Days 31 to 60: refine

 

This is the stage where identity becomes tangible. Update your website copy, restructure your portfolio, refresh headshots if necessary, and align your platform bios. Develop a stronger editorial eye for what belongs in public view. Be selective. Quality of signal matters more than quantity of material.

  • Rewrite your biography and introductory website text.

  • Resequence portfolio work around your desired positioning.

  • Standardise visual presentation across key channels.

  • Create a list of content topics that express perspective, proof, and practice.

 

Days 61 to 90: reinforce

 

Once the foundation is in place, focus on repetition and visibility. Publish with more consistency, but keep standards high. Reach out selectively to collaborators, editors, curators, clients, or peers who align with your direction. The point is not noise; it is reinforcement.

  • Publish a small but disciplined run of content.

  • Update outreach materials, proposals, and email signatures.

  • Reconnect with valuable contacts using your clearer positioning.

  • Review whether your public image now reflects your actual level of work.

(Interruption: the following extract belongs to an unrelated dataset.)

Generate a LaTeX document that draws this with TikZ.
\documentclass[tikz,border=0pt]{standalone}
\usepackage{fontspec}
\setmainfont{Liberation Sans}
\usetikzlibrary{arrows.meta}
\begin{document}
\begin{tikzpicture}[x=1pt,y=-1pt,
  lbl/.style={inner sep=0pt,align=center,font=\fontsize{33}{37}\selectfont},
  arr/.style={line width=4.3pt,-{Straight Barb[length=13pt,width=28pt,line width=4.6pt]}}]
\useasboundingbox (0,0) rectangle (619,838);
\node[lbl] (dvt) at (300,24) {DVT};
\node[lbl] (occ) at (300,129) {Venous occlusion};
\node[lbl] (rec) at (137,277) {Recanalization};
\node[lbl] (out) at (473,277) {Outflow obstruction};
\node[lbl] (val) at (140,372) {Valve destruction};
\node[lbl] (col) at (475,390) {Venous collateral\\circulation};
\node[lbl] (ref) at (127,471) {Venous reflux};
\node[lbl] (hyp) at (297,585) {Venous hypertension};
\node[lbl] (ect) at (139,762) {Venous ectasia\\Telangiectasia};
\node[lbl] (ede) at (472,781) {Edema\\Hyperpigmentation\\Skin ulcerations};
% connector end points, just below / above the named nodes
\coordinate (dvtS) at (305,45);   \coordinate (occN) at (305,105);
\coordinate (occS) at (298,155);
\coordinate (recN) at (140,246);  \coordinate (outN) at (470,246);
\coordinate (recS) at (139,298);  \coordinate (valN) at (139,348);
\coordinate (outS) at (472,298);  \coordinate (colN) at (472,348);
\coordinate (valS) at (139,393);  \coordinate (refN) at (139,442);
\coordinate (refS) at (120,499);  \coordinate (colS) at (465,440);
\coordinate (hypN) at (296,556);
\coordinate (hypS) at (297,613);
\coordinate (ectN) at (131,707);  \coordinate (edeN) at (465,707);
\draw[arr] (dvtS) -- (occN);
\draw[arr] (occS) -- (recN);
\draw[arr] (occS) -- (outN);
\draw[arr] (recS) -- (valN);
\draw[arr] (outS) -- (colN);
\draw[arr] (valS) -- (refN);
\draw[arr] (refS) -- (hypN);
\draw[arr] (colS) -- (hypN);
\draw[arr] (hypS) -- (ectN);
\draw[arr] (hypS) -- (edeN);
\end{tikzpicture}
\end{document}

Simple test: if someone encounters you for the first time today, would they understand your value within five minutes? If not, continue refining until the answer is yes.

 

Common mistakes that weaken a creative personal brand

 

 

Confusing originality with inconsistency

 

Creative people often resist structure because they fear it will limit expression. In reality, structure makes expression legible. Inconsistency does not read as artistic freedom to most audiences; it reads as uncertainty. You can evolve, experiment, and change direction while still maintaining a recognisable centre.

 

Over-curating image while under-explaining value

 

Beautiful presentation can open the door, but it does not always close the deal. If your audience cannot understand what you do, how you work, or why your approach is worth the investment, aesthetic polish will only take you so far. The strongest personal brands combine taste with clarity.

 

Trying to imitate someone else's visibility style

 

Not every creative needs the same public persona. Some build influence through writing, others through speaking, exhibitions, carefully curated press, intimate networks, or highly selective digital publishing. Your brand should fit your temperament, sector, and ambitions. It should feel like a heightened version of your best professional self, not a borrowed performance.

 

Conclusion: brand strategy turns talent into recognition

 

For creatives, personal branding works best when it is treated as a disciplined act of alignment. It aligns the quality of the work with the quality of the perception around it. It gives shape to your reputation, sharpens your positioning, and helps the right people understand your value more quickly. Most importantly, it allows your public identity to grow with intention rather than by accident.

A well-built brand strategy does not make a creative person less original. It makes that originality easier to recognise, trust, and remember. In a market where attention is fragmented and first impressions carry unusual weight, that is not superficial. It is part of the work.